Step 12 of the instructions for this exercise are:
First, calculate the driver_time for each driver by dividing distance by driver.speed.
This step should be:
First, calculate the driver_time for each driver by multiplyingdistance by driver.speed.
The video Python Walkthrough The Nile - YouTube at 12:38 shows the correct instruction. If you’re stuck and getting incorrect output for the test, this may well be the issue.
Sorry, but what? If I drove 100 miles at 50 miles per hour, how would multiplying those numbers (100 * 50 = 5000) be in any way an indicator of time? If you post a link to the project or exercise, perhaps we can clear this up. Distance divided by speed would be the proper way to calculate the time taken to make the trip.
I found it. https://www.codecademy.com/projects/practice/function-args-the-nile
I completed it a while back, and remember it vaguely. Even my code has driver_time calculated by multiplying distance by speed. Seems like a flaw in the project, but I don’t remember even questioning it at the time. I’m reviewing my code to see if I can figure out why the seemingly illogical formula is used.
Watch the video it says multiply but the written instructions say divide. If you divide it will not pass the tests. That’s the error. I’m aware it’s wrong.

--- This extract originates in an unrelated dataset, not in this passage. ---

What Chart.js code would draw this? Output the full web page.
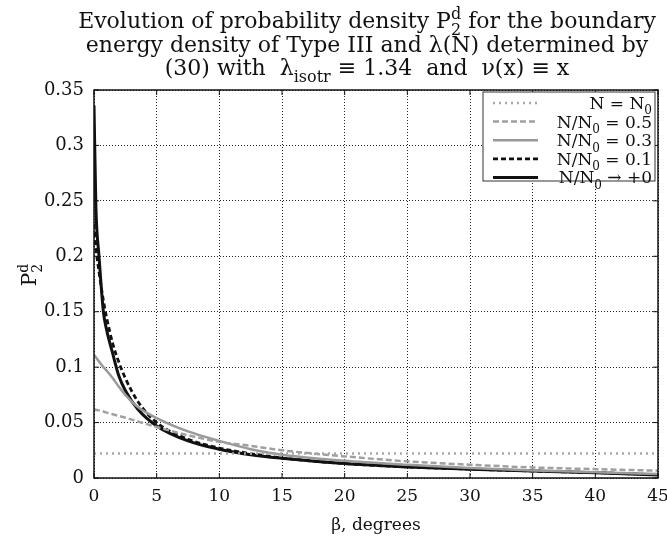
<!DOCTYPE html>
<html>
<head>
<meta charset="utf-8">
<script src="https://cdn.jsdelivr.net/npm/chart.js@4/dist/chart.umd.min.js"></script>
<style>
  html, body { margin: 0; padding: 0; background: #fff; }
  #wrap { width: 667px; height: 540px; }
</style>
</head>
<body>
<div id="wrap"><canvas id="chart" width="667" height="540"></canvas></div>
<script>
// --- data ---
const beta = [0, 0.15, 0.4, 0.75, 1, 1.5, 2, 2.5, 3.5, 5, 7.5, 10, 12.5, 15, 20, 25, 30, 35, 40, 45];
const pN0 = [0.022, 0.022, 0.022, 0.022, 0.022, 0.022, 0.022, 0.022, 0.022, 0.022, 0.022, 0.022, 0.022, 0.022, 0.022, 0.022, 0.022, 0.022, 0.022, 0.022];
const p05 = [0.062, 0.0615, 0.061, 0.060, 0.059, 0.0575, 0.056, 0.0545, 0.051, 0.046, 0.0386, 0.0326, 0.029, 0.025, 0.0195, 0.015, 0.012, 0.0095, 0.008, 0.0066];
const p03 = [0.111, 0.109, 0.105, 0.100, 0.097, 0.090, 0.082, 0.075, 0.064, 0.054, 0.042, 0.0335, 0.026, 0.021, 0.0155, 0.012, 0.009, 0.0068, 0.0052, 0.0035];
const p01 = [0.229, 0.208, 0.186, 0.160, 0.145, 0.121, 0.104, 0.090, 0.069, 0.050, 0.035, 0.027, 0.022, 0.018, 0.013, 0.010, 0.008, 0.0063, 0.0048, 0.003];
const p00 = [0.336, 0.245, 0.200, 0.150, 0.134, 0.112, 0.0915, 0.079, 0.062, 0.047, 0.0335, 0.026, 0.021, 0.0178, 0.013, 0.010, 0.008, 0.0063, 0.0048, 0.0027];
const xTicks = [0, 5, 10, 15, 20, 25, 30, 35, 40, 45];
const yTicks = [0, 0.05, 0.1, 0.15, 0.2, 0.25, 0.3, 0.35];

const SERIF = '"DejaVu Serif", "Liberation Serif", serif';

// legend labels as rich text parts
const legendLabels = [
    [{t: 'N = N'}, {sub: '0'}],
    [{t: 'N/N'}, {sub: '0'}, {t: ' = 0.5'}],
    [{t: 'N/N'}, {sub: '0'}, {t: ' = 0.3'}],
    [{t: 'N/N'}, {sub: '0'}, {t: ' = 0.1'}],
    [{t: 'N/N'}, {sub: '0'}, {t: ' \u2192 +0'}]
];

const titleLines = [
    [{t: 'Evolution of probability density P'}, {sub: '2', sup: 'd'}, {t: ' for the boundary'}],
    [{t: 'energy density of Type III and \u03bb(N) determined by'}],
    [{t: '(30) with  \u03bb'}, {sub: 'isotr'}, {t: ' \u2261 1.34  and  \u03bd(x) \u2261 x'}]
];

function toPoints(ys) {
    return beta.map((x, i) => ({x: x, y: ys[i]}));
}

// --- rich text helper (sub/superscripts) ---
function richWidth(ctx, parts, size) {
    let w = 0;
    parts.forEach(p => {
        if (p.t) {
            ctx.font = size + 'px ' + SERIF;
            w += ctx.measureText(p.t).width;
        } else {
            ctx.font = Math.round(size * 0.72) + 'px ' + SERIF;
            const a = p.sub ? ctx.measureText(p.sub).width : 0;
            const b = p.sup ? ctx.measureText(p.sup).width : 0;
            w += Math.max(a, b);
        }
    });
    return w;
}

function drawRich(ctx, parts, x, y, size, align) {
    const w = richWidth(ctx, parts, size);
    let cx = x;
    if (align === 'center') cx = x - w / 2;
    if (align === 'right') cx = x - w;
    ctx.textBaseline = 'alphabetic';
    ctx.textAlign = 'left';
    parts.forEach(p => {
        if (p.t) {
            ctx.font = size + 'px ' + SERIF;
            ctx.fillText(p.t, cx, y);
            cx += ctx.measureText(p.t).width;
        } else {
            const s = Math.round(size * 0.72);
            ctx.font = s + 'px ' + SERIF;
            let dw = 0;
            if (p.sub) {
                ctx.fillText(p.sub, cx, y + size * 0.32);
                dw = ctx.measureText(p.sub).width;
            }
            if (p.sup) {
                ctx.fillText(p.sup, cx, y - size * 0.42);
                dw = Math.max(dw, ctx.measureText(p.sup).width);
            }
            cx += dw;
        }
    });
}

// --- plugin: title, axis title, frame, inner ticks, legend box ---
const decorPlugin = {
    id: 'decor',
    afterDraw(chart) {
        const ctx = chart.ctx;
        const area = chart.chartArea;
        const xs = chart.scales.x;
        const ys = chart.scales.y;
        ctx.save();
        ctx.fillStyle = '#111';

        // title
        const midX = (area.left + area.right) / 2 - 9;
        const base = [28, 52, 75];
        titleLines.forEach((line, i) => drawRich(ctx, line, midX, base[i], 22, 'center'));

        // y axis title, rotated
        ctx.save();
        ctx.translate(36, 275);
        ctx.rotate(-Math.PI / 2);
        drawRich(ctx, [{t: 'P'}, {sub: '2', sup: 'd'}], 0, 0, 20, 'center');
        ctx.restore();

        // frame
        ctx.strokeStyle = '#111';
        ctx.lineWidth = 1.5;
        ctx.setLineDash([]);
        ctx.strokeRect(area.left, area.top, area.right - area.left, area.bottom - area.top);

        // inner ticks on all four sides
        ctx.lineWidth = 1;
        ctx.beginPath();
        xTicks.forEach(v => {
            const px = xs.getPixelForValue(v);
            ctx.moveTo(px, area.bottom); ctx.lineTo(px, area.bottom - 5);
            ctx.moveTo(px, area.top); ctx.lineTo(px, area.top + 5);
        });
        yTicks.forEach(v => {
            const py = ys.getPixelForValue(v);
            ctx.moveTo(area.left, py); ctx.lineTo(area.left + 5, py);
            ctx.moveTo(area.right, py); ctx.lineTo(area.right - 5, py);
        });
        ctx.stroke();

        // legend box in the upper right corner
        const bx = 483, by = area.top + 2, bw = area.right - 3 - bx, bh = 89;
        ctx.fillStyle = '#fff';
        ctx.fillRect(bx, by, bw, bh);
        ctx.strokeStyle = '#333';
        ctx.lineWidth = 1;
        ctx.strokeRect(bx, by, bw, bh);
        chart.data.datasets.forEach((ds, i) => {
            const ry = by + 11 + i * 18.6;
            ctx.strokeStyle = ds.borderColor;
            ctx.lineWidth = ds.borderWidth;
            ctx.setLineDash(ds.borderDash || []);
            ctx.beginPath();
            ctx.moveTo(bx + 10, ry);
            ctx.lineTo(bx + 55, ry);
            ctx.stroke();
            ctx.setLineDash([]);
            ctx.fillStyle = '#111';
            drawRich(ctx, legendLabels[i], bx + bw - 3, ry + 6, 17, 'right');
        });
        ctx.restore();
    }
};

const lineDefaults = {pointRadius: 0, fill: false, cubicInterpolationMode: 'monotone'};

new Chart(document.getElementById('chart'), {
    type: 'line',
    data: {
        datasets: [
            Object.assign({label: 'N = N0', data: toPoints(pN0), borderColor: '#a8a8a8', borderWidth: 2.5, borderDash: [2, 4]}, lineDefaults),
            Object.assign({label: 'N/N0 = 0.5', data: toPoints(p05), borderColor: '#a0a0a0', borderWidth: 2.5, borderDash: [6, 3]}, lineDefaults),
            Object.assign({label: 'N/N0 = 0.3', data: toPoints(p03), borderColor: '#9a9a9a', borderWidth: 2.5}, lineDefaults),
            Object.assign({label: 'N/N0 = 0.1', data: toPoints(p01), borderColor: '#111', borderWidth: 2.8, borderDash: [5, 3]}, lineDefaults),
            Object.assign({label: 'N/N0 -> +0', data: toPoints(p00), borderColor: '#111', borderWidth: 3}, lineDefaults)
        ]
    },
    options: {
        responsive: false,
        animation: false,
        layout: {padding: {top: 90, right: 9, left: 0, bottom: 0}},
        plugins: {
            legend: {display: false},
            title: {display: false},
            tooltip: {enabled: false}
        },
        scales: {
            x: {
                type: 'linear',
                min: 0,
                max: 45,
                afterFit: s => { s.height = 62; s.paddingLeft = 0; s.paddingRight = 0; },
                afterBuildTicks: s => { s.ticks = xTicks.map(v => ({value: v})); },
                grid: {color: '#222', lineWidth: 1, drawTicks: false},
                border: {display: false, dash: [1, 2]},
                ticks: {color: '#111', padding: 8, font: {family: SERIF, size: 17}},
                title: {display: true, text: '\u03b2, degrees', color: '#111', padding: {top: 3}, font: {family: SERIF, size: 17}}
            },
            y: {
                min: 0,
                max: 0.35,
                afterFit: s => { s.width = 94; s.paddingTop = 0; s.paddingBottom = 0; },
                afterBuildTicks: s => { s.ticks = yTicks.map(v => ({value: v})); },
                grid: {color: '#222', lineWidth: 1, drawTicks: false},
                border: {display: false, dash: [1, 2]},
                ticks: {color: '#111', padding: 10, font: {family: SERIF, size: 18}, callback: v => String(v)}
            }
        }
    },
    plugins: [decorPlugin]
});
</script>
</body>
</html>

From what I can tell (there’s not much explanation given) speed is likely a rating rather than the actual rate of travel. So we aren’t employing the distance formula to determine the time taken to traverse a known distance at a known rate. It’s a formula the “The Nile” uses to compensate their drivers. My best guess as to what happened here is that the original instructions are as shown in the video. At some point someone without knowledge of the project said, like we did, “Hey wait. That’s not how you calculate time using the distance formula.”, and it was changed. Some additional explanation in the project instructions would help.
Thank you. I’m a python beginner(ish) but I’m a programmer - just getting back into it after a long hiatus. I was starting to think I was losing my mind here so I’m happy it wasn’t just me.
I should have clarified my first post and I can see now why it was initially confusing. I should have stated that while incorrect, multiplying is the ONLY way it will pass.
Cheers. It’s all good and BTW these courses are great.
I’m glad to see I wasn’t the only one banging my head against the wall when running into this. It seems as though they changed the requirement in that step to have you divide instead of multiply, but they did not change the values that the test code was looking for.
This project is still flawed. Although the step 12 instruction for calculating driver time has been corrected so that it is mathematically correct, all of the values in the test_driver function in test.py have been calculated using the mathematically incorrect formula time = distance * speed. Given a test distance value of 80, and Driver2 with speed 7 and cost 20, then the cost of that driver is 80/7*20 which is approximately 228.57. The test assumes Driver1 with speed 2 and cost 10 to be the cheapest, with an incorrectly calculated cost of 80*2*10 = 1600. Unit tests are meant to make error identification and debugging easier, but this exercise does the exact opposite. Still not fixed after how long now ¯\(ツ)/¯ !!!